An Abstract Machine for Strong Call by Value

TL;DR

This paper introduces an abstract machine that implements a strong call-by-value strategy for pure lambda calculus, derived through a series of transformations from existing normalization techniques, and proves its correctness.

Contribution

It presents a novel abstract machine for strong call-by-value, derived via a functional correspondence and correctness proof, expanding the understanding of evaluation strategies in lambda calculus.

Findings

The machine implements a strong call-by-value reduction strategy.

It subsumes the fireball-calculus variant of call by value.

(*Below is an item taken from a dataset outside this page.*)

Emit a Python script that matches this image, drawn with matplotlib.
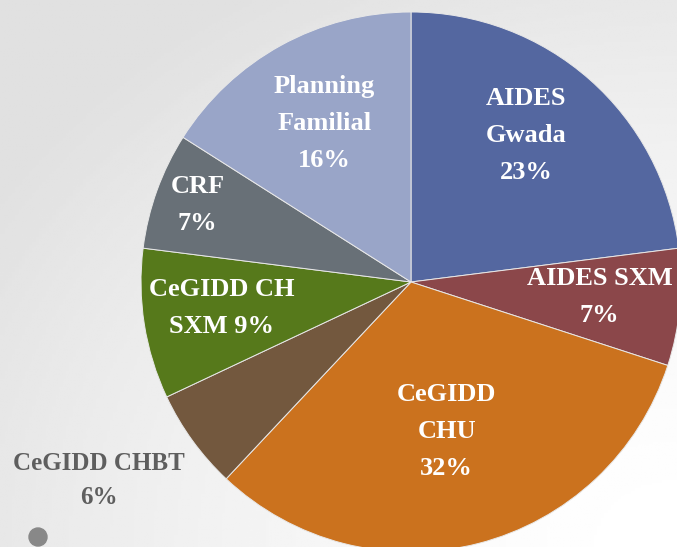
import matplotlib
matplotlib.use("Agg")
import matplotlib.pyplot as plt
from matplotlib.patches import Circle
import numpy as np

# data
names = ["AIDES\nGwada", "AIDES SXM", "CeGIDD\nCHU", "CeGIDD CHBT",
         "CeGIDD CH\nSXM", "CRF", "Planning\nFamilial"]
shares = [23, 7, 32, 6, 9, 7, 16]
sep = ["\n", "\n", "\n", "\n", " ", "\n", "\n"]

colors = ["#5467a0", "#8b474a", "#cb721e", "#73583e", "#56791b", "#687077", "#99a5c8"]
label_dist = [0.69, 0.70, 0.57, 1.37, 0.707, 0.84, 0.67]
label_turn = [3.1, 0.8, -1.0, -3.5, -1.2, 0.0, -0.2]  # degrees off the wedge middle
label_color = ["white", "white", "white", "#5e5e5e", "white", "white", "white"]
label_size = [19, 19, 19, 18, 19, 19, 19]
label_spacing = [1.78, 1.78, 1.78, 1.6, 1.78, 1.78, 1.78]

W, H = 677, 547
cx, cy, R = 411, 265, 270  # pie centre (from bottom) and radius in px

fig = plt.figure(figsize=(W / 100, H / 100), dpi=100)

# soft grey background gradient
bg = fig.add_axes([0, 0, 1, 1])
yy, xx = np.mgrid[0:1:200j, 0:1:200j]
t = np.clip(np.hypot(1 - xx, 1 - yy) / 1.2, 0, 1)
shade = 1.0 - 0.12 * t ** 1.5
bg.imshow(shade, cmap="gray", vmin=0, vmax=1, extent=[0, 1, 0, 1],
          origin="upper", aspect="auto")
bg.set_xlim(0, 1)
bg.set_ylim(0, 1)
bg.axis("off")

ax = fig.add_axes([0, 0, 1, 1])
ax.patch.set_alpha(0)
wedges, _ = ax.pie(shares, colors=colors, startangle=90, counterclock=False,
                   radius=1.0, wedgeprops=dict(edgecolor="#e8e8e8", linewidth=0.7))
ax.set_aspect("auto")
ax.set_xlim(-cx / R, (W - cx) / R)
ax.set_ylim(-cy / R, (H - cy) / R)
ax.axis("off")

# small grey bullet in the lower-left corner
ax.add_patch(Circle(((38 - cx) / R, (10 - cy) / R), 9 / R, color="#888888"))

for i, w in enumerate(wedges):
    ang = np.deg2rad((w.theta1 + w.theta2) / 2 + label_turn[i])
    d = label_dist[i]
    ax.text(d * np.cos(ang), d * np.sin(ang), f"{names[i]}{sep[i]}{shares[i]}%",
            ha="center", va="center", color=label_color[i], fontsize=label_size[i],
            fontweight="bold", family="Liberation Serif",
            linespacing=label_spacing[i])

fig.savefig("out.png", dpi=100)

It can be used for checking term convertibility based on partial normalization.

Abstract

We present an abstract machine that implements a full-reducing (a.k.a. strong) call-by-value strategy for pure $\lambda$-calculus. It is derived using Danvy et al.'s functional correspondence from Cr\'egut's KN by: (1) deconstructing KN to a call-by-name normalization-by-evaluation function akin to Filinski and Rohde's, (2) modifying the resulting normalizer so that it implements the right-to-left call-by-value function application, and (3) constructing the functionally corresponding abstract machine. This new machine implements a reduction strategy that subsumes the fireball-calculus variant of call by value studied by Accattoli et al. We describe the strong strategy of the machine in terms of a reduction semantics and prove the correctness of the machine using a method based on Biernacka et al.'s generalized refocusing. As a byproduct, we present an example application of the machine to checking term convertibility by discriminating on the basis of their partially normalized forms.